More people are being exposed to the digital world, and, just like Game Stop taught us when many smaller investors are working together towards a bigger goal, the market can’t really be predicted nor influenced in any significant way.
We are seeing the apex of psychological investing and the reason why technical analysis will always work with probabilities. Because even the best graph in the world can’t perfectly showcase the cluttered mess that shapes up the will of the market, and the will of the market is becoming more and more the will of the people.
A couple of big portfolios can start it on their own, but the driving force behind any breakout is localized in the people propping up the entire market, and when the banking system loses its illusion of security the DeFi world looks more appetizing than ever. After all, if the risks are the same, why shouldn’t you look for higher profits?
It is also curious to pause for a moment to remember how we got to this point. Shortly before the Silicon Valley Bank case, several crypto banks had ended up in the dock because they were deemed risky, illiquid and close to bankruptcy. The Silvergate troubles seemed to have confirmed this reading, which would have been great political support for the US authorities to impose more restrictive regulations.
More restrictive regulations would have affected both exchanges and the banks that offer them services. Then came the Silicon Valley Bank case, a bank with little connection to the crypto world whose failure was creating a reverse contagion effect to what everyone would have expected. That is risks transferred to and not from a crypto project, with USDC spending just two weeks ago a weekend of fear and delirium, only to recover parity with the dollar.
So yeah, It rises, because people are scared by what traditional finance has been doing behind our backs and because while this market is a volatile one, at least it has the decency to let you know the risks in advance.
And while we are taking advantage of this rally, while we are consolidating our gains and booking out to prolong this bullish run, we know and we want you to know that we are still very much in a crisis.
The world problems have not been solved yet, and we believe that the real winners will be the people able to take advantage of this Bull Quarter while preparing themselves for sideward, downward, upward and oblique movements because we will still have to face many troubles before being able to fully enter the next golden cycle.
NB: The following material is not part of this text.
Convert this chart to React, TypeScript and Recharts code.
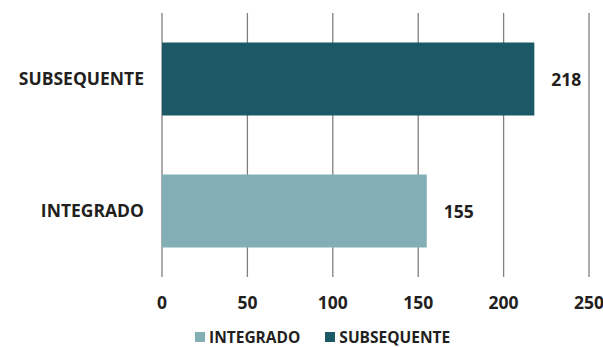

So buckle up people, be smart about your money, solidify your gains and protect your interests, because we will keep pumping out awesome opportunities, no matter the market state, and you don’t want to miss it.
Synapse’s selection process has already protected a myriad of investors in times more troubled than those, as you can clearly see by our launchpad stats, our protection program, our anti-bot solutions and much more, but we aren’t satisfied with that.
We want to keep going up, grow and give more and more people the chance they deserve to achieve financial freedom.
This is why while everyone is just pumping out full on how BTC will go to the moon this week, how will we see it at 100 million by the end of the year or other outrageous statements, we simply want you to know that Synapse every day strives to make your investments more secure, more profitable and more accessible so that when the time does come, we can all ride the green waves together.
Conclusions.
The mainstream market and the crypto market have always been tied together but with the advent of more and more digital prowess in the new technologies that the human race keeps pumping out each year, we are reaching levels of interconnectivity that we couldn’t comprehend just a couple of years ago.
Institutionalized finance is failing right now, and the BTC is looking like an asset that can help smother this failure, and so many people are flocking to it, but we aren’t out of trouble yet and so we want everyone to keep being smart, be it with their investments, their bank choice or their crypto portfolio.